▶ [Written problem]:
Line by line, repeat the data below exactly, beginning at the first line and ending at the line with "import numpy as np". Omit pictures.

- - -

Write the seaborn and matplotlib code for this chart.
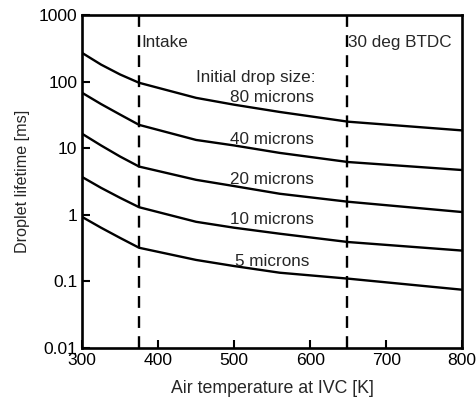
import matplotlib
matplotlib.use("Agg")
import matplotlib.pyplot as plt
import seaborn as sns
import pandas as pd
import numpy as np

# Data
temps = [300, 325, 350, 375, 450, 500, 560, 650, 800]
size_labels = ["80 microns", "40 microns", "20 microns", "10 microns", "5 microns"]
life_80 = [270, 180, 128, 96, 57, 45, 35, 25, 18.5]
life_40 = [68, 46, 32, 22.4, 13.3, 11, 8.5, 6.2, 4.7]
life_20 = [16.5, 11, 7.5, 5.3, 3.35, 2.7, 2.07, 1.57, 1.1]
life_10 = [3.7, 2.54, 1.8, 1.3, 0.785, 0.64, 0.52, 0.39, 0.29]
life_5 = [0.93, 0.64, 0.45, 0.32, 0.21, 0.17, 0.135, 0.11, 0.075]
series = [life_80, life_40, life_20, life_10, life_5]
label_y = [57, 13.3, 3.35, 0.84, 0.2]
vlines = [375, 648]
vline_labels = ["Intake", "30 deg BTDC"]
xticks = [300, 400, 500, 600, 700, 800]
yticks = [0.01, 0.1, 1, 10, 100, 1000]
ytick_labels = ["0.01", "0.1", "1", "10", "100", "1000"]

rows = []
for lab, vals in zip(size_labels, series):
    for t, v in zip(temps, vals):
        rows.append({"T": t, "life": v, "size": lab})
df = pd.DataFrame(rows)

sns.set_style("ticks")
plt.rcParams["font.family"] = ["Liberation Sans", "DejaVu Sans"]
plt.rcParams["font.size"] = 12

fig = plt.figure(figsize=(4.77, 4.0), dpi=100)
ax = fig.add_axes([0.172, 0.13, 0.797, 0.8325])

sns.lineplot(data=df, x="T", y="life", hue="size", palette=["black"] * 5,
             linewidth=1.7, legend=False, ax=ax, estimator=None)
ax.set_yscale("log")
ax.set_xlim(300, 800)
ax.set_ylim(0.01, 1000)

for xv in vlines:
    ax.axvline(xv, color="black", linewidth=1.7, linestyle=(0, (5, 3.5)))

fs = 12.3
ax.text(378, 380, vline_labels[0], ha="left", va="center", fontsize=fs)
ax.text(650, 380, vline_labels[1], ha="left", va="center", fontsize=fs)
ax.text(529, 114, "Initial drop size:", ha="center", va="center", fontsize=fs)
for lab, yv in zip(size_labels, label_y):
    ax.text(550, yv, lab, ha="center", va="center", fontsize=fs)

ax.set_xticks(xticks)
ax.set_yticks(yticks)
ax.set_yticklabels(ytick_labels)
ax.minorticks_off()
ax.yaxis.set_minor_locator(matplotlib.ticker.NullLocator())
ax.tick_params(direction="in", length=6, width=1.5, labelsize=12.6, colors="black")
for s in ax.spines.values():
    s.set_linewidth(1.9)
    s.set_color("black")

ax.set_xlabel("Air temperature at IVC [K]", fontsize=12.8, labelpad=9)
ax.set_ylabel("Droplet lifetime [ms]", fontsize=11.6, labelpad=6)

fig.savefig("out.png", dpi=100)
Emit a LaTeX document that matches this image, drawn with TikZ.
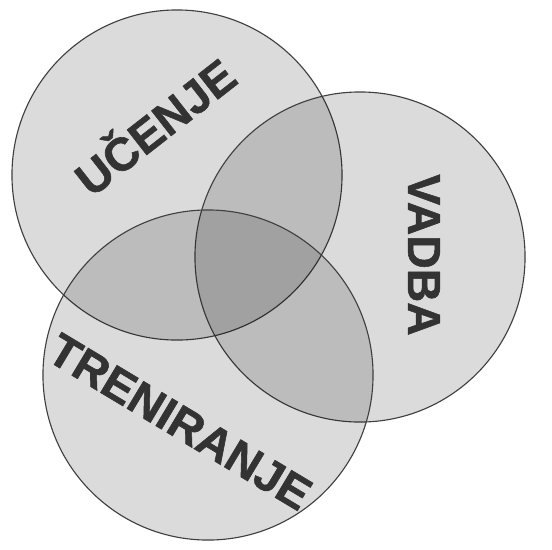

- - -

▶ [Response to this task]:
Write the seaborn and matplotlib code for this chart.
import matplotlib
matplotlib.use("Agg")
import matplotlib.pyplot as plt
import seaborn as sns
import pandas as pd
import numpy as np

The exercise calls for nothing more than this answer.